(13 years, 6 months ago)
Commons ChamberI shall come in a few moments to some of the Government’s measures that have done precisely the opposite of what the hon. Lady claims. Will the Minister explain why thousands of people with disabilities—people in wheelchairs, people with chronic illnesses and so forth—were protesting outside Parliament today under the banner of the Hardest Hit campaign, supported by reputable charities? Is she saying that being hit by what the Government are doing is a figment of their imagination?
Does my hon. Friend think that those blind people and deaf people and the people in wheelchairs who were protesting today are ungrateful to the Tory Government for what they have done?

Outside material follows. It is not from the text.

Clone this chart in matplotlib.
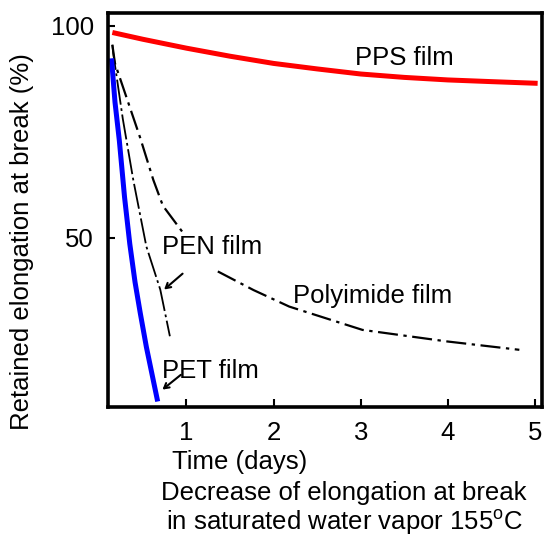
import numpy as np
import matplotlib
matplotlib.use('Agg')
import matplotlib.pyplot as plt

plt.rcParams['font.family'] = ['Liberation Sans', 'DejaVu Sans']
plt.rcParams['mathtext.fontset'] = 'custom'
plt.rcParams['mathtext.rm'] = 'Liberation Sans'

# retained elongation at break (%) vs time (days)
pps_x = [0.15, 0.5, 1.0, 1.5, 2.0, 2.5, 3.0, 3.5, 4.0, 4.5, 5.03]
pps_y = [98.4, 96.8, 94.7, 92.8, 91.1, 89.8, 88.6, 87.8, 87.2, 86.8, 86.4]

pet_x = [0.14, 0.18, 0.23, 0.29, 0.35, 0.41, 0.47, 0.54, 0.67]
pet_y = [92.3, 82.0, 72.9, 59.5, 48.5, 39.5, 32.2, 24.2, 11.3]

pen_x = [0.15, 0.16, 0.27, 0.39, 0.54, 0.70, 0.81]
pen_y = [95.5, 93.5, 78.0, 63.6, 47.9, 37.7, 26.7]

# gap where the PEN label sits
pi_x = [0.15, 0.18, 0.47, 0.62, 0.73, 0.98, np.nan, 1.36, 1.77, 2.18, 2.76, 3.02, 3.98, 4.82]
pi_y = [95.5, 91.1, 73.5, 63.6, 57.5, 50.6, np.nan, 42.0, 37.6, 33.7, 29.9, 28.2, 25.5, 23.5]

x_ticks = [1, 2, 3, 4, 5]
y_ticks = [50, 100]

fs = 18.5

fig = plt.figure(figsize=(5.48, 5.37), dpi=100)
ax = fig.add_axes([108/548, 130/537, 434/548, 394/537])

ax.plot(pps_x, pps_y, color='#ff0000', lw=3.6, solid_capstyle='butt')
ax.plot(pen_x, pen_y, color='black', lw=1.3, dashes=(14, 2, 1.5, 2))
ax.plot(pi_x, pi_y, color='black', lw=1.6, dashes=(9, 2.5, 1.5, 2.5))
ax.plot(pet_x, pet_y, color='#0000ff', lw=3.6, solid_capstyle='butt')

ax.text(3.50, 90.7, 'PPS film', fontsize=fs, ha='center', va='baseline')
ax.text(1.29, 46.2, 'PEN film', fontsize=fs, ha='center', va='baseline')
ax.text(3.14, 34.6, 'Polyimide film', fontsize=fs, ha='center', va='baseline')
ax.text(1.28, 16.9, 'PET film', fontsize=fs, ha='center', va='baseline')

arrow = dict(arrowstyle='->,head_length=0.35,head_width=0.2', lw=1.5, color='black')
ax.annotate('', xy=(0.72, 37.3), xytext=(0.98, 41.9), arrowprops=arrow)
ax.annotate('', xy=(0.70, 13.7), xytext=(0.96, 18.0), arrowprops=arrow)

ax.set_xlim(0.1, 5.08)
ax.set_ylim(10, 103)
ax.set_xticks(x_ticks)
ax.set_yticks(y_ticks)
ax.tick_params(axis='both', direction='in', labelsize=fs, width=1.5)
ax.tick_params(axis='x', length=6, pad=10)
ax.tick_params(axis='y', length=5, pad=10)

for side in ['left', 'bottom', 'top', 'right']:
    ax.spines[side].set_linewidth(2.6)

fig.text(22/548, 1 - 242/537, 'Retained elongation at break (%)', fontsize=fs,
         rotation=90, ha='center', va='center')
fig.text(240/548, 1 - 462/537, 'Time (days)', fontsize=fs, ha='center', va='center')
fig.text(344/548, 1 - 493/537, 'Decrease of elongation at break', fontsize=fs,
         ha='center', va='center')
fig.text(344/548, 1 - 522/537, r'in saturated water vapor 155$^{\rm o}$C', fontsize=fs,
         ha='center', va='center')

fig.savefig('out.png', dpi=100)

That certainly seems to be the suggestion. For some, it seems that they should be thankful as they do not realise how well off they are. The Minister has come close to saying that they have “never had it so good” under this coalition Government.
We talked in Committee about the Child Poverty Act 2010, and the Government have since published the child poverty strategy. We pressed for a wider remit for the Office for Budget Responsibility to include scrutinising the Government’s progress under the Act. Although the Government rejected our amendment in Committee, I hope that the Office for Budget Responsibility will consider the proposals again in due course, as tackling child poverty is a crucial element of inter-generational fairness. It is disappointing that the Government do not seem to recognise that. I hope that the OBR will be afforded the necessary discretion to include this aspect in defining its role.
It is highly disputable whether the Government have any mandate from the country for their fiscal policy, especially given that the Deputy Prime Minister led his party into the general election on an entirely different approach. Although setting out fiscal objectives has its advantages, it is clear that the Government are bringing in their targets far too early and cutting spending far too fast, as is demonstrated in the forecast that they will need to borrow £46 billion more than was planned last year because of their failure to promote economic growth successfully. That should prove to the Government that their fiscal mandate is not appropriate to the current economic climate and that a different approach is needed to secure the economy on a sustainable footing. That explains why it is key for the OBR to make wider reference to still fundamentally important economic determinants such as employment and growth.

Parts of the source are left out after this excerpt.